Cass. pen. Sez. II, Sent., (ud. 06-05-2011) 20-05-2011, n. 20069 Sequestro preventivo

Sentenza scelta dal dott. Domenico Cirasole direttore del sito giuridico http://www.gadit.it/

Svolgimento del processo

Con ordinanza in data 25/11/2010, il Tribunale di Roma respingeva l’istanza di riesame avanzata nell’interesse di B.D., confermando il decreto di sequestro preventivo emesso dal Gip in data 25/10/2010, avente ad oggetto una autovettura Mercedes intestata a Mondo Lavoro s.r.l. di cui il B. risultava Amministratore Unico, nell’ambito di un procedimento penale a carico di terzi per i reati di associazione per delinquere, appropriazione indebita aggravata ed altri reati di natura societaria e fiscale.

Avverso tale ordinanza propone ricorso personale l’interessato sollevando due motivi di gravame con i quali deduce violazione di legge in relazione all’art. 321 cod. proc. pen., nonchè violazione di legge con riferimento agli artt. 321 e 253 cod. proc. pen..

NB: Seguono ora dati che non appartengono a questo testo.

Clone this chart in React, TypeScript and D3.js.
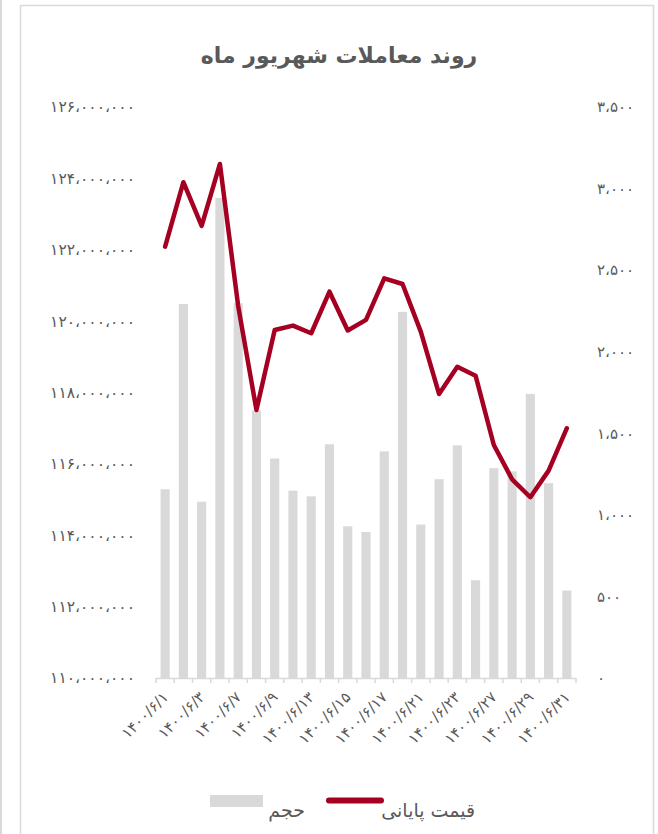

Quanto al primo motivo obietta che nella fattispecie difetta il requisito del fumus, dolendosi che il Tribunale non abbia motivato minimamente la ragione della conferma del sequestro, nè ha provveduto a ricostruire la situazione patrimoniale del ricorrente al fine di giustificare la presunta sproporzione reddituale. Eccepisce, inoltre, che nell’oggetto sociale della società Mondo Lavoro è previsto anche il noleggio e la vendita di auto, camion, moto e barche, per cui l’acquisto dell’autovettura in sequestro doveva ritenersi ampiamente giustificato.

Quanto al secondo motivo si duole che il Tribunale abbia confermato il sequestro osservando che il venditore, G.F., risultava indagato per un reato rientrante nell’elenco di cui al D.L. n. 306 del 1992, art. 12 sexies, senza indicare il reato specifico per il quale sarebbe necessario il sequestro dell’autovettura.
Motivi della decisione

Il ricorso, proposto personalmente dal B. è inammissibile in quanto non si tratta di soggetto indagato e pertanto non può assumere la veste di "parte" in senso processuale. Fatta eccezione per la parte (a cui è consentito proporre personalmente il ricorso), il ricorso per cassazione, a norma dell’art. 613 cod. proc. pen., deve essere proposto, a pena di inammissibilità, da un difensore iscritto nell’albo speciale della Corte di cassazione, a nulla rilevando la sottoscrizione personale dall’interessato, quand’anche autenticata da difensore iscritto nel predetto albo, (cfr Sez. 4, Sentenza n. 41636 del 03/11/2010 Cc. (dep. 24/11/2010) Rv. 248449).

Ai sensi dell’art. 616 cod. proc. pen., con il provvedimento che dichiara inammissibile il ricorso, chi lo ha proposto deve essere condannato al pagamento delle spese del procedimento, nonchè – ravvisandosi profili di colpa nella determinazione della causa di inammissibilità – al pagamento a favore della Cassa delle ammende di una somma che, alla luce del dictum della Corte costituzionale nella sentenza n. 186 del 2000, si stima equo determinare in Euro 1.000,00 (mille/00).
P.Q.M.

Dichiara inammissibile il ricorso e condanna il ricorrente al pagamento delle spese processuali e della somma di Euro mille alla Cassa delle ammende.

Testo non ufficiale. La sola stampa del bollettino ufficiale ha carattere legale.